The characteristic polynomial of a matrix with entries in $\mathbb{Z}$ is a monic polynomial in $\mathbb{Z}[X]$. Conversely, given a monic polynomial in $\mathbb{Z}[X]$, its companion matrix is an example of a matrix with entries in $\mathbb{Z}$ and with the given polynomial as characteristic polynomial. This implies that the set of algebraic integers, i.e. the set of numbers which are a root of some polynomial in $\mathbb{Z}[X]$, is also the set of eigenvalues of matrices with entries in $\mathbb{Z}$.

This provides a constructive proof of the fact that the set of algebraic integers is closed under addition and multiplication. Indeed, let $x$ and $y$ be eigenvalues of the matrices $A$ and $B$ respectively, both with entries in $\mathbb{Z}$ and with respective sizes $n$ and $m$. Then

• the matrix $A \otimes B$ has entries in $\mathbb{Z}$ and has $xy$ as an eigenvalue.
• the matrix $A \otimes I_m + I_n \otimes B$ has entries in $\mathbb{Z}$ and $x+y$ as an eigenvalue.

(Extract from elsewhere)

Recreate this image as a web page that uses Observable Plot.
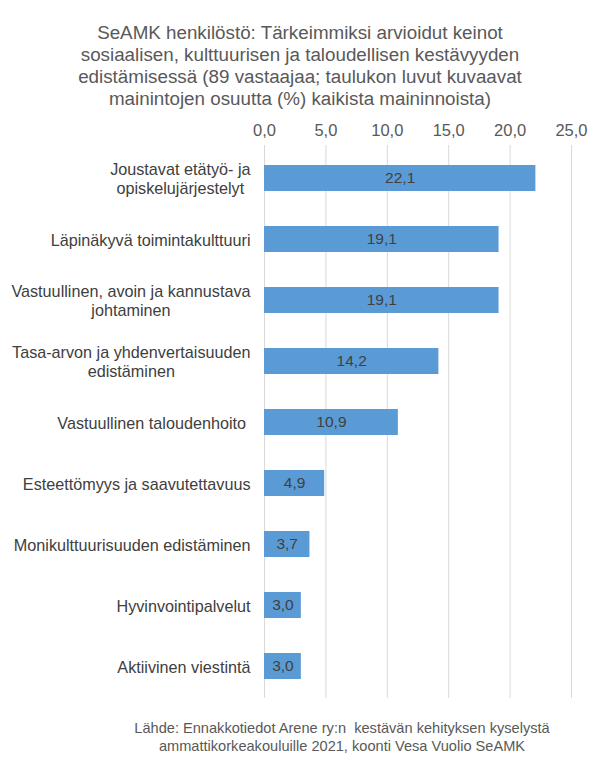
<!DOCTYPE html>
<html>
<head>
<meta charset="utf-8">
<script src="https://cdn.jsdelivr.net/npm/d3@7"></script>
<script src="https://cdn.jsdelivr.net/npm/@observablehq/plot@0.6"></script>
<style>
  html, body { margin: 0; padding: 0; background: #fff; }
  body { width: 592px; height: 771px; position: relative; overflow: hidden; font-family: "Liberation Sans", Arial, sans-serif; }
  #title { position: absolute; left: 4px; top: 22px; width: 592px; text-align: center; font-size: 18.8px; line-height: 22px; color: #595959; }
  #chart { position: absolute; left: 0; top: 110px; }
  #caption { position: absolute; left: 46px; top: 719px; width: 592px; text-align: center; font-size: 14.6px; line-height: 18px; color: #595959; white-space: pre; }
</style>
</head>
<body>
<div id="title"></div>
<div id="chart"></div>
<div id="caption"></div>
<script>
const titleLines = [
  "SeAMK henkilöstö: Tärkeimmiksi arvioidut keinot",
  "sosiaalisen, kulttuurisen ja taloudellisen kestävyyden",
  "edistämisessä (89 vastaajaa; taulukon luvut kuvaavat",
  "mainintojen osuutta (%) kaikista maininnoista)"
];
const captionLines = [
  "Lähde: Ennakkotiedot Arene ry:n  kestävän kehityksen kyselystä",
  "ammattikorkeakouluille 2021, koonti Vesa Vuolio SeAMK"
];
const categories = [
  "Joustavat etätyö- ja\nopiskelujärjestelyt",
  "Läpinäkyvä toimintakulttuuri",
  "Vastuullinen, avoin ja kannustava\njohtaminen",
  "Tasa-arvon ja yhdenvertaisuuden\nedistäminen",
  "Vastuullinen taloudenhoito ",
  "Esteettömyys ja saavutettavuus",
  "Monikulttuurisuuden edistäminen",
  "Hyvinvointipalvelut",
  "Aktiivinen viestintä"
];
const values = [22.1, 19.1, 19.1, 14.2, 10.9, 4.9, 3.7, 3.0, 3.0];
const xTicks = [0, 5, 10, 15, 20, 25];

document.getElementById("title").innerHTML = titleLines.join("<br>");
document.getElementById("caption").textContent = captionLines.join("\n");

const data = categories.map((c, i) => ({category: c, value: values[i]}));
const fmt = d => d.toFixed(1).replace(".", ",");

const FONT = '"Liberation Sans", Arial, sans-serif';
const labelSize = 16.2;
const ctx = document.createElement("canvas").getContext("2d");
ctx.font = `${labelSize}px ${FONT}`;
const labelWidth = s => Math.max(...s.split("\n").map(l => ctx.measureText(l).width));

const labelMarks = categories.map(c => Plot.text([c], {
  y: d => d,
  frameAnchor: "left",
  text: d => d,
  textAnchor: "middle",
  dx: -labelWidth(c) / 2 - 14,
  fontSize: labelSize,
  lineHeight: 1.2,
  fill: "#404040"
}));

const chart = Plot.plot({
  width: 592,
  height: 598,
  marginTop: 35,
  marginBottom: 10,
  marginLeft: 264,
  marginRight: 21,
  style: {fontFamily: FONT, background: "transparent"},
  x: {domain: [0, 25], axis: null},
  y: {domain: categories, paddingInner: 0.58, paddingOuter: 0.29, axis: null},
  marks: [
    Plot.gridX(xTicks, {stroke: "#d9d9d9", strokeOpacity: 1, strokeWidth: 1}),
    Plot.axisX(xTicks, {anchor: "top", label: null, tickSize: 0, tickPadding: 10, tickFormat: fmt, fontSize: 16.5, fill: "#595959"}),
    Plot.barX(data, {x: "value", y: "category", fill: "#5b9bd5"}),
    Plot.text(data, {x: d => d.value / 2, y: "category", text: d => fmt(d.value), fontSize: 15.5, fill: "#404040"}),
    ...labelMarks
  ]
});
document.getElementById("chart").appendChild(chart);
</script>
</body>
</html>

Of course matrix addition, Kronecker products and eigenvalues have a meaning in terms of linear maps, but I think it is debatable whether this translation gives extra meaning to this particular problem. When moving away from fields to commutative rings (and possible even further to noncommutative rings) as entries of a matrix ring, the view of linear maps loses its geometric meaning, I think.